Verifiable Credential - savvato-software/all_docs GitHub Wiki
A verifiable credential has an issuer field, that refers to a DID id.
The DID id refers to a document, which has been signed by the owner (controller) of the DID. The document contains then a signature of the DID, and references to public keys controlled by this DID.
So the verifier could get one of those public keys, and check the signature of a VC, to see did the owner (controller) of the DID which this VC is using as proof of something, did that owner controller actually sign this VC.
So the VC has an issuer, with an ID. That ID refers to a DID document. The DID document has a field "Public keys" and this is a web reference, it is a provider of a public key it is not the key itself, its a way to get the key
And that key, when used to sign the DID, provides a signature matching the one in the DID.

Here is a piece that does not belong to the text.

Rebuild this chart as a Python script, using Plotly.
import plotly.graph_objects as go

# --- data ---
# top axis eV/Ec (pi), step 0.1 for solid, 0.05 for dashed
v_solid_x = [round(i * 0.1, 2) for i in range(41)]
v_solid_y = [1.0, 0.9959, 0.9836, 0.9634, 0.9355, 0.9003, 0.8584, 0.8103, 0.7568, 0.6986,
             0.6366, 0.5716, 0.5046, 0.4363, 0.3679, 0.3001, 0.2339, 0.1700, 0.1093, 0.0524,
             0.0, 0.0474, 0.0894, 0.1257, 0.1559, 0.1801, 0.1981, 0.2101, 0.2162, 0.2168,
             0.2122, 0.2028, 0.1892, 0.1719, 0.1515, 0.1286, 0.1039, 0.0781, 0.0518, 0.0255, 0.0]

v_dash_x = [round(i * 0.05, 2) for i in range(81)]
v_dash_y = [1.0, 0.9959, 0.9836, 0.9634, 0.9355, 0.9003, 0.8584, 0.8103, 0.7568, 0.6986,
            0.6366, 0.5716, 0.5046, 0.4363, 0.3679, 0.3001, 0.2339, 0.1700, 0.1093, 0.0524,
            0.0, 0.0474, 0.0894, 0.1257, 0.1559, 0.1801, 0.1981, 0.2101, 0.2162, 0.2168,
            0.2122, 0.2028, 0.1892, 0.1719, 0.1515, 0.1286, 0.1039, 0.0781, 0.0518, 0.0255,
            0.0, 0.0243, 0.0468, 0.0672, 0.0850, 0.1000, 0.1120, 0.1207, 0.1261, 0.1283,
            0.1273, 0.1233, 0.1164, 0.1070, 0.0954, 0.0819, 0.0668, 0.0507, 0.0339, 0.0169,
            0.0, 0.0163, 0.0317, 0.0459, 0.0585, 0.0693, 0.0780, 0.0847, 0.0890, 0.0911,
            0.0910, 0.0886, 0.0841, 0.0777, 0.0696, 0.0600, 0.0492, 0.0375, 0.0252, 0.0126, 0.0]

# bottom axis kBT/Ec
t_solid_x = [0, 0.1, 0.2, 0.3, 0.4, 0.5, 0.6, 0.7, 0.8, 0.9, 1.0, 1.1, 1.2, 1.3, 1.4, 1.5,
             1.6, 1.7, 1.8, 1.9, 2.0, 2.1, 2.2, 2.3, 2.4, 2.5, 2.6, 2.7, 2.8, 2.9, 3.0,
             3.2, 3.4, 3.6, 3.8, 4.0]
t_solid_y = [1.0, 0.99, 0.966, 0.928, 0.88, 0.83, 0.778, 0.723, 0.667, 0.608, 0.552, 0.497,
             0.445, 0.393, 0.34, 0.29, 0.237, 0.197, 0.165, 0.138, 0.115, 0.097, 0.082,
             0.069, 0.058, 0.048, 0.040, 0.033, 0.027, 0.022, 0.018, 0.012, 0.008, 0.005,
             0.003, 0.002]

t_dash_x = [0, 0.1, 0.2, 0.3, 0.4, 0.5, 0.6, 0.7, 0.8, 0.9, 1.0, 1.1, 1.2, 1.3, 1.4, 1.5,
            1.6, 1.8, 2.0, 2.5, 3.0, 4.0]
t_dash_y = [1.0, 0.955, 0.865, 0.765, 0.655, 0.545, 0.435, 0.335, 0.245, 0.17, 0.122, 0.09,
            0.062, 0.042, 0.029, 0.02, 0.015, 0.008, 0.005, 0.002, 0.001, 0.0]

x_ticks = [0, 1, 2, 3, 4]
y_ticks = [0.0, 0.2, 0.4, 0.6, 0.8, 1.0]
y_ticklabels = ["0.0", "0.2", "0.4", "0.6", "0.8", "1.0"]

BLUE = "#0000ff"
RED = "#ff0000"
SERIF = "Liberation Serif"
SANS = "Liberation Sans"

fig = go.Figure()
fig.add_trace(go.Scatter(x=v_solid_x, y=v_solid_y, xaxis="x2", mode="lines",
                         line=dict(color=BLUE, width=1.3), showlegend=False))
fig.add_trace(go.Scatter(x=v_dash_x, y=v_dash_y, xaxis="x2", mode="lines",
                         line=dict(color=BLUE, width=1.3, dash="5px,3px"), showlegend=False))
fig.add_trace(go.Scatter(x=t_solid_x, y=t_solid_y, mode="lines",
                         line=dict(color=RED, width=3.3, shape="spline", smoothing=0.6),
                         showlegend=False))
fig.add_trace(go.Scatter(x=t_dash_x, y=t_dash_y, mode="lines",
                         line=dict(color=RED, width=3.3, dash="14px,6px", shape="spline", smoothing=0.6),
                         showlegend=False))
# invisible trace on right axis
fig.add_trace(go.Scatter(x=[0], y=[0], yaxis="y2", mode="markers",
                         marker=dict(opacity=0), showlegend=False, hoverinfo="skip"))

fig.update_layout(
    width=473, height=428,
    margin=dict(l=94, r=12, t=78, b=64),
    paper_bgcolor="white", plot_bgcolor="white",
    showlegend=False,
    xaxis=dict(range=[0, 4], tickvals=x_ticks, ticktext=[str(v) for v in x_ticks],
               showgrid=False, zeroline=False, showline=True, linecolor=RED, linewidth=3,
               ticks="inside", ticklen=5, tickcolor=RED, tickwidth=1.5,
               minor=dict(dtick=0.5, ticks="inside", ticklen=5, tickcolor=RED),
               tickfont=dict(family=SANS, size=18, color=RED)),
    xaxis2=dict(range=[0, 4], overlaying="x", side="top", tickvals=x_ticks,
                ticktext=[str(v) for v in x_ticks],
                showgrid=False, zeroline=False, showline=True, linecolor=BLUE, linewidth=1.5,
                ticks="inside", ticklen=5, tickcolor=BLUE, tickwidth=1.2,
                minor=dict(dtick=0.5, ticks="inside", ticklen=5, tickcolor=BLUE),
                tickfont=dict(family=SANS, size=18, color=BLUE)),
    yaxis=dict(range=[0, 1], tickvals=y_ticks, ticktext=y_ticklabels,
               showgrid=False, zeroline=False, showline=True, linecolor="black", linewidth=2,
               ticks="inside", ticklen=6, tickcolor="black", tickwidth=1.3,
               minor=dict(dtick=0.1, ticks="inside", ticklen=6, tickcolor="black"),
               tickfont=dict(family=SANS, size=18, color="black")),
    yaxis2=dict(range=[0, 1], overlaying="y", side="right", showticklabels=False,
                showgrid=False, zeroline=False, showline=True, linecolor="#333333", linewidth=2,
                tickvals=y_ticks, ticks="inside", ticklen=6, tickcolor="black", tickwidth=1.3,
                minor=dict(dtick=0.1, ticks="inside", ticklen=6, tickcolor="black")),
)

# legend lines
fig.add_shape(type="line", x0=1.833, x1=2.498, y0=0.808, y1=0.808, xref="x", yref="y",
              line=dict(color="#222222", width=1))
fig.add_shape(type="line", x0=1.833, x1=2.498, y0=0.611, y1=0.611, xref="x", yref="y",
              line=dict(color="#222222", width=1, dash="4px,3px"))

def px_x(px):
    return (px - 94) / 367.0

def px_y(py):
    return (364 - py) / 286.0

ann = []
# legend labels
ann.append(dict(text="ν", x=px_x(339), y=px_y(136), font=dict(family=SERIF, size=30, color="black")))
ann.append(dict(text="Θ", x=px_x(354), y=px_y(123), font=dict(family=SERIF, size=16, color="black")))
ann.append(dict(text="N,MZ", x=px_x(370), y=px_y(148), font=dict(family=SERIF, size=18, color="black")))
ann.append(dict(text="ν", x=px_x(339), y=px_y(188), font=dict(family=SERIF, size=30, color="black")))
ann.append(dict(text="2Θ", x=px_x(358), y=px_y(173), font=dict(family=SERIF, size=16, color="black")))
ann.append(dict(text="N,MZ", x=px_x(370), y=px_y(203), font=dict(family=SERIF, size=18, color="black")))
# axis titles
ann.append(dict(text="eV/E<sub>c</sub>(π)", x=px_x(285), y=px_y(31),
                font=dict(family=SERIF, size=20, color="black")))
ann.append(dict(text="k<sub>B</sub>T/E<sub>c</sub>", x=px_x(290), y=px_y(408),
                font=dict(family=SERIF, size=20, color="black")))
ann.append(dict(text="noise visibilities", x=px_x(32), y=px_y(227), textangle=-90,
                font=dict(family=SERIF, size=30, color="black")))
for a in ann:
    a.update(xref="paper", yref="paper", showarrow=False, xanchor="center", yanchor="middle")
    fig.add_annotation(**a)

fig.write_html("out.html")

So you have accessed a lilve resource, and got a key. You trust that this key has not been compromised, but you can compare it against other things which have been signed by the key, and would also have had to have been compromised to show they did sign the other thing, and that process increases confidence, this live resource is providing you an accurate key. Or maybe you get the key from several places, or a provably immutable place. Anyway, you get this key.
You want to be sure that Alice who has presented you a VC supposedly signed by Bob, did indeed get the signature for the VC that she has from a key controlled by Bob. And it does this because the signature had to have come from multiplying his private key and the given document. The verification of that signature takes the public key, a very large prime number, and uses it as a factor in an equation used to reduce the output of the encryption to the original document. And only this other number would do it, and it is a Hard Problem finding either of these two values, two factors, the public or private values, we call keys.

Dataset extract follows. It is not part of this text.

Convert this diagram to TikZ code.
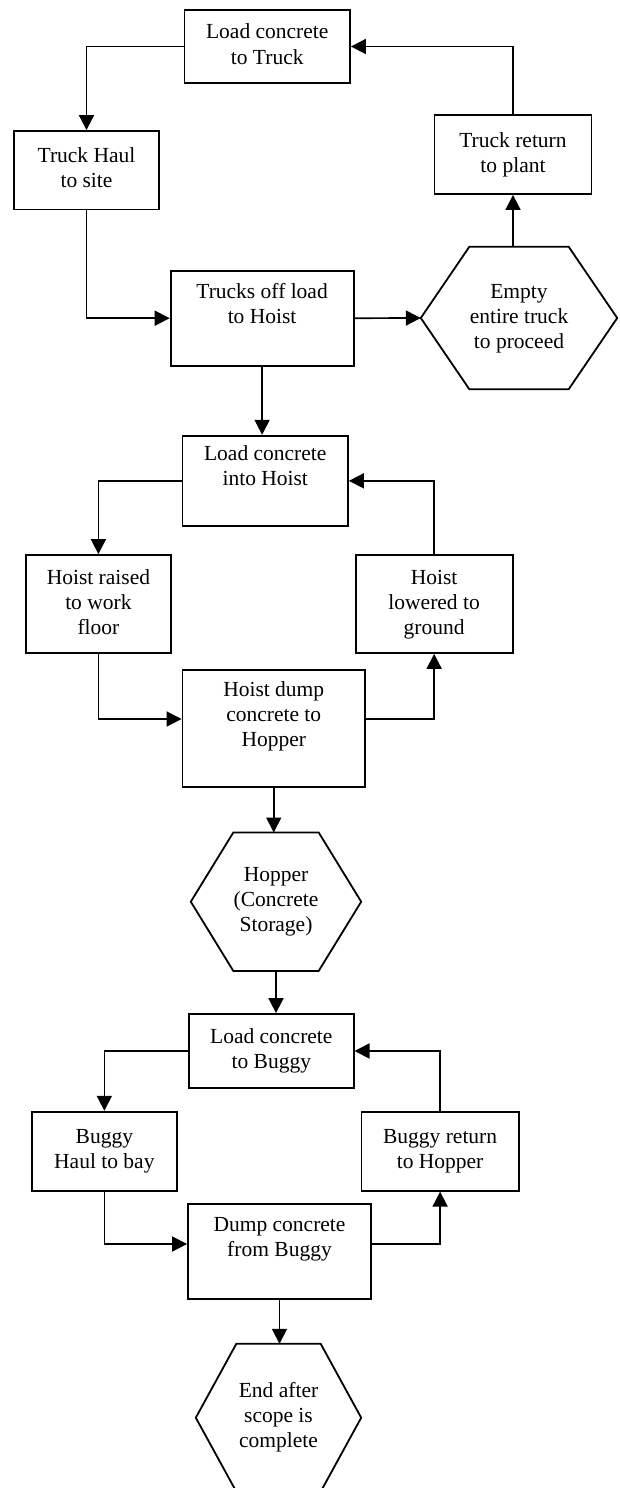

So we have Alice's VC, supposedly signed by Bob, and we have Bob's public key, which we got from a DID, that we were made aware of either by the VC itself, or some other public means Bob provides for people who want to know did he sign some stuff.
We take Bob's public key and decrypt the signature which should produce the VC he was attesting to (or it's hash). We compare this with what Alice is presenting, and we can be sure Bob had to have signed this with his private key, he had to have agreed. Assuming we trust this public private key math.
We can be sure then, that this attribute of Alice is true.